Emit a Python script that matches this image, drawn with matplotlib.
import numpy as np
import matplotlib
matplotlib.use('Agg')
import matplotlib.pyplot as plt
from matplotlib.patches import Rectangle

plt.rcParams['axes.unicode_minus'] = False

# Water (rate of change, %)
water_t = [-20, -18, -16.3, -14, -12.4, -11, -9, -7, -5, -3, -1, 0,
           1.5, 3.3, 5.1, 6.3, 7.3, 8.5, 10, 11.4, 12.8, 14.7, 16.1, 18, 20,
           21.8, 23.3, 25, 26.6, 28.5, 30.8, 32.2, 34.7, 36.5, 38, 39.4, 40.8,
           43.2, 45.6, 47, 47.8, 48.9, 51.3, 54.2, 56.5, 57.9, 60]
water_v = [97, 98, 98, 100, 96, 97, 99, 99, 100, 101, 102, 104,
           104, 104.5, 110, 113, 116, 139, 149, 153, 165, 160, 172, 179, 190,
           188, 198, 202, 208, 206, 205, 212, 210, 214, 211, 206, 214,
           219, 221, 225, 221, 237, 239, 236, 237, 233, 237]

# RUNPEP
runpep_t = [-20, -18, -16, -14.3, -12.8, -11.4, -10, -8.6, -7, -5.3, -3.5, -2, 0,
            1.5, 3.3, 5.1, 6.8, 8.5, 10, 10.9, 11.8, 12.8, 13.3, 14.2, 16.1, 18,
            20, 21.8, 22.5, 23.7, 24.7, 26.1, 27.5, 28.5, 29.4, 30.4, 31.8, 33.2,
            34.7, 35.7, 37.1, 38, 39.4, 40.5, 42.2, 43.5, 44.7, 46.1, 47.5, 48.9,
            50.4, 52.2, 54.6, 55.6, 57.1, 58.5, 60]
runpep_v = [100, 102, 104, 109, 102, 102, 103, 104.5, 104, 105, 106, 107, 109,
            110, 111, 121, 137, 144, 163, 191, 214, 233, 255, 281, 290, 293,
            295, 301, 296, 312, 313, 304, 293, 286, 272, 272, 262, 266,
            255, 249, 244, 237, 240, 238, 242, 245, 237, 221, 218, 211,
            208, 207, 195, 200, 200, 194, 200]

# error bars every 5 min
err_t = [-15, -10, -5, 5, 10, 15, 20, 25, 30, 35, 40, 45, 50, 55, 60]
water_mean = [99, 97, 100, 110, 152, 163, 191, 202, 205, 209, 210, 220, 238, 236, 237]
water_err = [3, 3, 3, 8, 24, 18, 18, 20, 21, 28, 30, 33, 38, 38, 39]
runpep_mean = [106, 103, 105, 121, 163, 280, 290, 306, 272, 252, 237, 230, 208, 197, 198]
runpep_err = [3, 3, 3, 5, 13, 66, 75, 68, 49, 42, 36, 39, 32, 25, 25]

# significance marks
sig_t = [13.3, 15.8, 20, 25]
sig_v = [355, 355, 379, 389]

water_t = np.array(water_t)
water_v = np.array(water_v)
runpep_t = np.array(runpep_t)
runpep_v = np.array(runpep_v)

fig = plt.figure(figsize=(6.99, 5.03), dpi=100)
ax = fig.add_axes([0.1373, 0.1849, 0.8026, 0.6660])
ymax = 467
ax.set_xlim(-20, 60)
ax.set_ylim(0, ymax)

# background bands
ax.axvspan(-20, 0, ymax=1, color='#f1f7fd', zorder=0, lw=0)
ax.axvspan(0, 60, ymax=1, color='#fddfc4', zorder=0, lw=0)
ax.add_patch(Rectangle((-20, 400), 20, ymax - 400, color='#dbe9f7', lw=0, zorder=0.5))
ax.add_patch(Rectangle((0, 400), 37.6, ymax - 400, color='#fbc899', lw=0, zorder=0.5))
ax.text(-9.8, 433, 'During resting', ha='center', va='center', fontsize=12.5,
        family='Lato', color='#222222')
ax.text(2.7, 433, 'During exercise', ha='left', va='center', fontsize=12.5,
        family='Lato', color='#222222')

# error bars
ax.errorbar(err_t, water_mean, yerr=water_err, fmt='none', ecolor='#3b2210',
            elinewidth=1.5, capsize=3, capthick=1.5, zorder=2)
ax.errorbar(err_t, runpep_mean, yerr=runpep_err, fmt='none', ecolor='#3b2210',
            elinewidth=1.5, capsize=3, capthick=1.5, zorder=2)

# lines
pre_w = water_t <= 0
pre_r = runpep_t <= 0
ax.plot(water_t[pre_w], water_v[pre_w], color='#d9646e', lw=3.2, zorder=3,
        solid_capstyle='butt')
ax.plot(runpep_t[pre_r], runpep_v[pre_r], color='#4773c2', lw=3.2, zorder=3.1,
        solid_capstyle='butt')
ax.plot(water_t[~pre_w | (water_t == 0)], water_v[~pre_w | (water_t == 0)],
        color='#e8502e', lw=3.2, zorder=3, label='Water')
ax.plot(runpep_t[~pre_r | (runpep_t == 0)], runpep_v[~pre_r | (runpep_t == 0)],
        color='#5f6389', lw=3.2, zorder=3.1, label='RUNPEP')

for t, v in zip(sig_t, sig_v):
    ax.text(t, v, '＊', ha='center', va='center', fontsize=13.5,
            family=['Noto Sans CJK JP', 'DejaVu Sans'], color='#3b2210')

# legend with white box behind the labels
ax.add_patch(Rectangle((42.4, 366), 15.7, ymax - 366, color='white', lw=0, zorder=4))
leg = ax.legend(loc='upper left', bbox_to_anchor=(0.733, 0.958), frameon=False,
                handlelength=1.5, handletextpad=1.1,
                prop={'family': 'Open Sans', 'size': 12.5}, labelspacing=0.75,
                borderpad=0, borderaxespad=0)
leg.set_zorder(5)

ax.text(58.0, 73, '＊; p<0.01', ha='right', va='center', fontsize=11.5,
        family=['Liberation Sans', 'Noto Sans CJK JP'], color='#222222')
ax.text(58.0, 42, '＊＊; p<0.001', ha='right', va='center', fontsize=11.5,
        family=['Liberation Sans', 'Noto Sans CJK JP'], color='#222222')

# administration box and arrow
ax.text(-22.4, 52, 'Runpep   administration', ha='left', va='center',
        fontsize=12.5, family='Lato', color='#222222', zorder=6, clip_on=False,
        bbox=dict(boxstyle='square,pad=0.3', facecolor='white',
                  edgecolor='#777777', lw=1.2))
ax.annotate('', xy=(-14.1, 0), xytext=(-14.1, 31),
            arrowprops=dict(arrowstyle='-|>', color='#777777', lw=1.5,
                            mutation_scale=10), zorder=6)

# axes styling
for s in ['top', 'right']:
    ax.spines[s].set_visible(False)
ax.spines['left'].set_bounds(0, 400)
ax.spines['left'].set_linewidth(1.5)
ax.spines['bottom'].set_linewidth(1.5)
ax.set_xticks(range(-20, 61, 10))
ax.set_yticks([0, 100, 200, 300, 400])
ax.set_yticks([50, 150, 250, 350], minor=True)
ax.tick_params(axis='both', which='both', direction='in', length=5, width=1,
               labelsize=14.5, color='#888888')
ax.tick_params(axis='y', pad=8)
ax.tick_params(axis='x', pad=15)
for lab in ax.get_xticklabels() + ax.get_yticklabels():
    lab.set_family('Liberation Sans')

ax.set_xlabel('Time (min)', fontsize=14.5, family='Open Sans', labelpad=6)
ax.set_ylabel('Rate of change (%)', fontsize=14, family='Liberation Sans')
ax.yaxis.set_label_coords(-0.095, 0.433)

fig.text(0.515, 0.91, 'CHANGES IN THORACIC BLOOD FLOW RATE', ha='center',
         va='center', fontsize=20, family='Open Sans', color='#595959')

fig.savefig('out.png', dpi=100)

---

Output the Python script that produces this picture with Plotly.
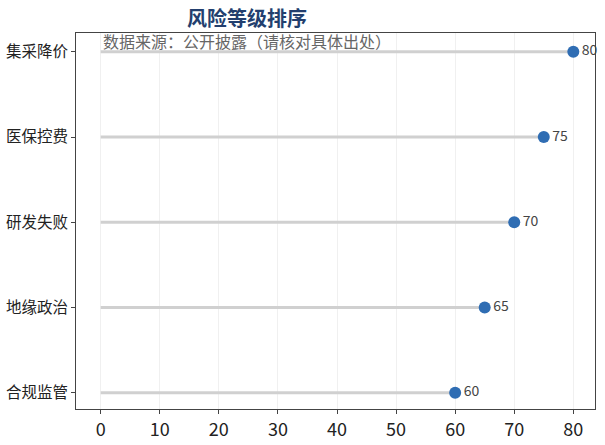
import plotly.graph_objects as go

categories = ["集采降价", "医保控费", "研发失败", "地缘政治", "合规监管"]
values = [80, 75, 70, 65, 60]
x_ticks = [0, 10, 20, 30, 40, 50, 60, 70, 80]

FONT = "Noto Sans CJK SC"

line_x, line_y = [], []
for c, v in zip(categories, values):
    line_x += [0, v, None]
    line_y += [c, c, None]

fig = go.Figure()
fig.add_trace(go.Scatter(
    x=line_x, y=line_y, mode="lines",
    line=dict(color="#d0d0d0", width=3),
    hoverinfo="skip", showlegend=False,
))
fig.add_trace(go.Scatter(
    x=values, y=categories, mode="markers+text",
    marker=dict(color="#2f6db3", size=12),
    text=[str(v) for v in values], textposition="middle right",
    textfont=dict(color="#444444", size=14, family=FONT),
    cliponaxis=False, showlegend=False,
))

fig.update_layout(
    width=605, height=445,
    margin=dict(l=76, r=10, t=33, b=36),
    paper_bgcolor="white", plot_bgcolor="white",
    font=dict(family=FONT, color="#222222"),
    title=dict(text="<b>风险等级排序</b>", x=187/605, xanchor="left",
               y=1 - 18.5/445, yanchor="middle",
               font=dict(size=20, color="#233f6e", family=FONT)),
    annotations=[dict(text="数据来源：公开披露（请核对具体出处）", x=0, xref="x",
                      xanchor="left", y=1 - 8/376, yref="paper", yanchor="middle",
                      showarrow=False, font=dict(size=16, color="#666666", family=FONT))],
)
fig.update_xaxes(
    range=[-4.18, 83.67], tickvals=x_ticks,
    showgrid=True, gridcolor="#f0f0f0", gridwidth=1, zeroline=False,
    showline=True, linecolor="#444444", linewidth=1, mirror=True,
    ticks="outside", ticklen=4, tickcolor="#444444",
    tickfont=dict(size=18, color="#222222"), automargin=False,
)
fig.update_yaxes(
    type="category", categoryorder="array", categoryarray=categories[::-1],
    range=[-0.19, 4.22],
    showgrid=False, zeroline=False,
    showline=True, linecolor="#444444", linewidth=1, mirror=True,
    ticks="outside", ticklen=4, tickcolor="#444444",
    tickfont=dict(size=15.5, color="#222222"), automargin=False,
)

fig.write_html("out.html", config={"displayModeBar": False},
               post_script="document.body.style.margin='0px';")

---

### Work to be completed
Output, from the data above, the lines from the line with "Emit a Python" to the line with "219, 221, 225, 221, 237, 239, 236, 237, 233, 237]" exactly as they stand, both ends included and nothing else.

### Written solution
Emit a Python script that matches this image, drawn with matplotlib.
import numpy as np
import matplotlib
matplotlib.use('Agg')
import matplotlib.pyplot as plt
from matplotlib.patches import Rectangle

plt.rcParams['axes.unicode_minus'] = False

# Water (rate of change, %)
water_t = [-20, -18, -16.3, -14, -12.4, -11, -9, -7, -5, -3, -1, 0,
           1.5, 3.3, 5.1, 6.3, 7.3, 8.5, 10, 11.4, 12.8, 14.7, 16.1, 18, 20,
           21.8, 23.3, 25, 26.6, 28.5, 30.8, 32.2, 34.7, 36.5, 38, 39.4, 40.8,
           43.2, 45.6, 47, 47.8, 48.9, 51.3, 54.2, 56.5, 57.9, 60]
water_v = [97, 98, 98, 100, 96, 97, 99, 99, 100, 101, 102, 104,
           104, 104.5, 110, 113, 116, 139, 149, 153, 165, 160, 172, 179, 190,
           188, 198, 202, 208, 206, 205, 212, 210, 214, 211, 206, 214,
           219, 221, 225, 221, 237, 239, 236, 237, 233, 237]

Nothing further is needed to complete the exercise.